• [Stated goal]
Wherever "diagram" appears in a line, copy that line.
---+---
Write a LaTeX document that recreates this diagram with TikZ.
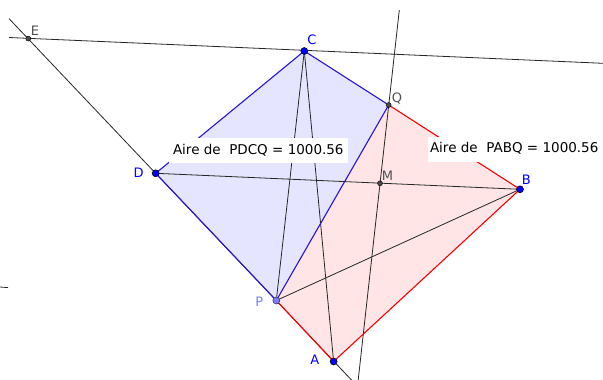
\documentclass[tikz,border=0pt]{standalone}
\usepackage{fontspec}
\setmainfont{DejaVu Sans}
\definecolor{polyblue}{RGB}{40,20,210}
\definecolor{fillblue}{RGB}{229,229,255}
\definecolor{fillred}{RGB}{255,229,229}
\definecolor{ptblue}{RGB}{0,0,255}
\definecolor{ptlight}{RGB}{125,125,255}
\definecolor{lblgray}{RGB}{80,80,80}
\begin{document}
\begin{tikzpicture}[x=1pt,y=-1pt,
  blk/.style={line width=0.8pt, black!85},
  bedge/.style={line width=1.1pt, color=polyblue},
  redge/.style={line width=1.1pt, color=red},
  bpt/.style={circle, fill=ptblue, draw=black, line width=0.5pt, inner sep=0pt, minimum size=7pt},
  lpt/.style={circle, fill=ptlight, draw=black!80, line width=0.5pt, inner sep=0pt, minimum size=7pt},
  gpt/.style={circle, fill=black!70, draw=black, line width=0.4pt, inner sep=0pt, minimum size=5pt},
  lbl/.style={font=\fontsize{13}{15}\selectfont, anchor=base, inner sep=0pt},
  areabox/.style={fill=white, inner ysep=6pt, text height=10pt, text depth=3pt, font=\fontsize{13.5}{16}\selectfont, anchor=west}]
\useasboundingbox (0,0) rectangle (603,380);
% points
\coordinate (E) at (28.3,38.6);
\coordinate (C) at (304.3,51);
\coordinate (Q) at (388.7,105);
\coordinate (D) at (155.7,173.3);
\coordinate (M) at (380,183.3);
\coordinate (B) at (520,189.3);
\coordinate (P) at (276.3,300.5);
\coordinate (A) at (333.6,361.5);
% line ends
\coordinate (Ea) at (9,37.5);
\coordinate (Eb) at (603,63.3);
\coordinate (Da) at (9,18.6);
\coordinate (Db) at (351.5,380);
\coordinate (Va) at (399.3,10);
\coordinate (Vb) at (358.2,380);
\coordinate (Sa) at (0,287);
\coordinate (Sb) at (8,287.6);
% fills
\fill[fillblue] (P) -- (D) -- (C) -- (Q) -- cycle;
\fill[fillred] (P) -- (A) -- (B) -- (Q) -- cycle;
% black lines
\draw[blk] (Ea) -- (Eb);
\draw[blk] (Da) -- (Db);
\draw[blk] (Va) -- (Vb);
\draw[blk] (C) -- (P);
\draw[blk] (C) -- (A);
\draw[blk] (D) -- (B);
\draw[blk] (P) -- (B);
\draw[blk] (Sa) -- (Sb);
% polygon edges
\draw[redge] (P) -- (A) -- (B) -- (Q);
\draw[bedge] (Q) -- (P) -- (D) -- (C) -- (Q);
% area boxes
\node[areabox, inner xsep=4.5pt] (t1) at (168.3,150.7) {Aire de\ \ PDCQ = 1000.56};
\node[areabox, inner xsep=2.5pt] (t2) at (427.3,149.3) {Aire de\ \ PABQ = 1000.56};
% point marks
\node[gpt] at (E) {};
\node[gpt] at (Q) {};
\node[gpt] at (M) {};
\node[bpt] at (C) {};
\node[bpt] at (D) {};
\node[bpt] at (B) {};
\node[bpt] at (A) {};
\node[lpt] at (P) {};
% labels
\node[lbl, text=lblgray] (lE) at (35,35) {E};
\node[lbl, text=ptblue] (lC) at (312,45) {C};
\node[lbl, text=lblgray] (lQ) at (397,102) {Q};
\node[lbl, text=ptblue] (lD) at (138.7,177.7) {D};
\node[lbl, text=lblgray] (lM) at (387.5,180.7) {M};
\node[lbl, text=ptblue] (lB) at (526.3,184) {B};
\node[lbl, text=ptlight] (lP) at (259.2,306.7) {P};
\node[lbl, text=ptblue] (lA) at (314.7,364) {A};
\end{tikzpicture}
\end{document}
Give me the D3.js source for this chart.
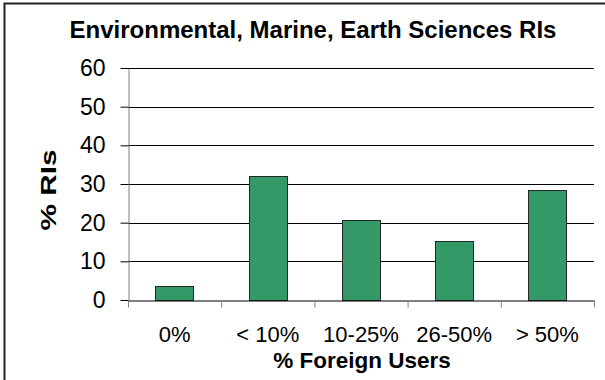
<!DOCTYPE html>
<html>
<head>
<meta charset="utf-8">
<script src="https://cdn.jsdelivr.net/npm/d3@7"></script>
<style>
  body { margin: 0; background: #fff; }
  svg { display: block; font-family: "Liberation Sans", Arial, sans-serif; }
</style>
</head>
<body>
<div id="chart"></div>
<script>
// data
var categories = ["0%", "< 10%", "10-25%", "26-50%", "> 50%"];
var percentRIs = [3.6, 32.0, 20.6, 15.2, 28.4];
var yTicks = [0, 10, 20, 30, 40, 50, 60];

var chartTitle = "Environmental, Marine, Earth Sciences RIs";
var xTitle = "% Foreign Users";
var yTitle = "% RIs";

var W = 605, H = 380;
// plot area inside the frame
var margin = { top: 68, right: 11, bottom: 80, left: 128 };
var width = W - margin.left - margin.right;
var height = H - margin.top - margin.bottom;

var svg = d3.select("#chart").append("svg")
  .attr("width", W)
  .attr("height", H);

// outer frame (only top and left edges land inside the picture)
svg.append("rect")
  .attr("x", 4.5).attr("y", 3.5)
  .attr("width", W + 10).attr("height", H + 10)
  .attr("fill", "none")
  .attr("stroke", "#222")
  .attr("stroke-width", 2);

var g = svg.append("g")
  .attr("transform", "translate(" + margin.left + "," + margin.top + ")");

var x = d3.scaleBand().domain(categories).range([0, width]).paddingInner(0.59).paddingOuter(0.295);
var xEdge = d3.scaleLinear().domain([0, categories.length]).range([0, width]);
var y = d3.scaleLinear().domain([0, 60]).range([height, 0]);

// gridlines
g.append("g")
  .selectAll("line")
  .data(yTicks.filter(function(d) { return d > 0; }))
  .enter().append("line")
  .attr("x1", 0).attr("x2", width)
  .attr("y1", function(d) { return Math.round(y(d)) + 0.5; })
  .attr("y2", function(d) { return Math.round(y(d)) + 0.5; })
  .attr("stroke", "#000");

// bars
g.append("g")
  .selectAll("rect")
  .data(percentRIs)
  .enter().append("rect")
  .attr("x", function(d, i) { return Math.round(x(categories[i])) + 0.5; })
  .attr("y", function(d) { return Math.round(y(d)) + 0.5; })
  .attr("width", Math.round(x.bandwidth()))
  .attr("height", function(d) { return Math.round(height - y(d)); })
  .attr("fill", "#339966")
  .attr("stroke", "#262626")
  .attr("stroke-width", 1);

// y axis
var yAxis = g.append("g")
  .attr("transform", "translate(0.5,0)")
  .call(d3.axisLeft(y).tickValues(yTicks).tickSize(8).tickPadding(15).tickSizeOuter(0));
yAxis.select(".domain").attr("stroke", "#808080");
yAxis.selectAll(".tick line").attr("stroke", "#000");
yAxis.selectAll("text")
  .attr("font-size", 23)
  .attr("font-family", "Liberation Sans, Arial, sans-serif")
  .attr("fill", "#000");

// x axis: boundary ticks
var xTickAxis = g.append("g")
  .attr("transform", "translate(0," + (height + 0.5) + ")")
  .call(d3.axisBottom(xEdge).tickValues(d3.range(categories.length + 1)).tickFormat("").tickSize(7).tickSizeOuter(0));
xTickAxis.select(".domain").attr("stroke", "#000");
xTickAxis.selectAll(".tick line").attr("stroke", "#808080");

// x axis: category labels
var xLabelAxis = g.append("g")
  .attr("transform", "translate(0," + height + ")")
  .call(d3.axisBottom(x).tickSize(0).tickPadding(26));
xLabelAxis.select(".domain").remove();
xLabelAxis.selectAll("text")
  .attr("font-size", 22)
  .attr("font-family", "Liberation Sans, Arial, sans-serif")
  .attr("fill", "#000");

// titles
svg.append("text")
  .attr("x", 313).attr("y", 38)
  .attr("text-anchor", "middle")
  .attr("font-size", 24)
  .attr("font-weight", "bold")
  .text(chartTitle);

svg.append("text")
  .attr("x", 362).attr("y", 368)
  .attr("text-anchor", "middle")
  .attr("font-size", 22.5)
  .attr("font-weight", "bold")
  .text(xTitle);

svg.append("text")
  .attr("transform", "translate(56,190) rotate(-90)")
  .attr("text-anchor", "middle")
  .attr("font-size", 22)
  .attr("font-weight", "bold")
  .attr("textLength", 81)
  .attr("lengthAdjust", "spacingAndGlyphs")
  .text(yTitle);
</script>
</body>
</html>
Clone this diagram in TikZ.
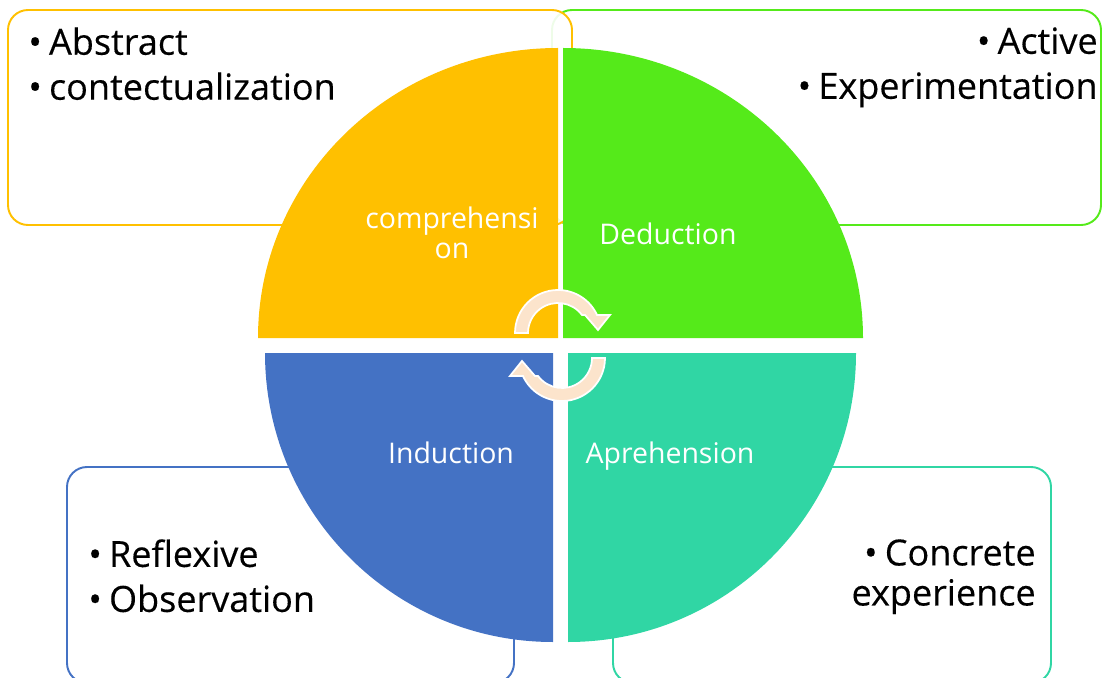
\documentclass[tikz,border=0pt]{standalone}
\usepackage{fontspec}
\setmainfont{Open Sans}
\definecolor{gold}{RGB}{255,192,0}
\definecolor{lime}{RGB}{85,234,26}
\definecolor{steel}{RGB}{68,114,196}
\definecolor{mint}{RGB}{48,214,164}
\definecolor{peach}{RGB}{252,228,204}
\newcommand{\itembullet}{•\hspace{0.2em}}

\begin{document}
\begin{tikzpicture}[x=0.02cm, y=0.02cm,
    textbox/.style={draw, line width=1.1pt, rounded corners=0.4cm},
    itemtext/.style={inner sep=0pt, font=\fontsize{20.5}{22.8}\selectfont\addfontfeature{FakeBold=0.3}},
    quadlabel/.style={inner sep=0pt, text=white, font=\fontsize{16.2}{17}\selectfont, align=center},
    cyclearrow/.style={fill=peach, draw=white, line width=1pt}]
    \useasboundingbox (0,0) rectangle (1102,677);
    \clip (0,0) rectangle (1102,677);

    % Outer text boxes
    \draw [textbox, lime] (552,667) rectangle (1101,452);
    \draw [textbox, gold, fill=white, fill opacity=0.9] (8,667) rectangle (572,452);
    \draw [textbox, steel] (67,210) rectangle (514,-6);
    \draw [textbox, mint] (613,210) rectangle (1051,-6);

    % Circle quadrants
    \fill [gold] (558,339) -- (258,339) arc[start angle=180, end angle=90, x radius=300, y radius=290] -- cycle;
    \fill [lime] (563,339) -- (563,629) arc[start angle=90, end angle=0, x radius=300, y radius=290] -- cycle;
    \fill [steel] (553,324) -- (265,324) arc[start angle=180, end angle=270, x radius=288, y radius=289] -- cycle;
    \fill [mint] (568,324) -- (856,324) arc[start angle=0, end angle=-90, x radius=288, y radius=289] -- cycle;

    % Cycle arrows in the middle
    \foreach \cx/\cy/\rot in {558/344/0, 562/319/180} {
        \begin{scope}[shift={(\cx,\cy)}, rotate=\rot]
            \draw [cyclearrow] (180:43) arc[start angle=180, end angle=24.7, radius=43]
                -- (52,18) -- (40,3) -- (27,18) -- (36.9:30)
                arc[start angle=36.9, end angle=180, radius=30] -- cycle;
        \end{scope}
    }

    % Quadrant labels
    \node [quadlabel, anchor=north] (comprehension) at (452,470) {comprehensi\\on};
    \node [quadlabel, anchor=base] (deduction) at (668,432) {Deduction};
    \node [quadlabel, anchor=base] (induction) at (451,214) {Induction};
    \node [quadlabel, anchor=base] (aprehension) at (670,214) {Aprehension};

    % Box texts
    \node [itemtext, anchor=north west, align=left] (abstract) at (28,650) {\itembullet Abstract\\[2.8pt]\itembullet contectualization};
    \node [itemtext, anchor=north east, align=right] (active) at (1098,650) {\itembullet Active\\[2.8pt]\itembullet Experimentation};
    \node [itemtext, anchor=north west, align=left] (reflexive) at (88,138) {\itembullet Reflexive\\[2.8pt]\itembullet Observation};
    \node [itemtext, anchor=north east, align=right] (concrete) at (1036,138) {\itembullet Concrete\\experience};
\end{tikzpicture}
\end{document}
---+---
• [Final result]
Write a LaTeX document that recreates this diagram with TikZ.
Clone this diagram in TikZ.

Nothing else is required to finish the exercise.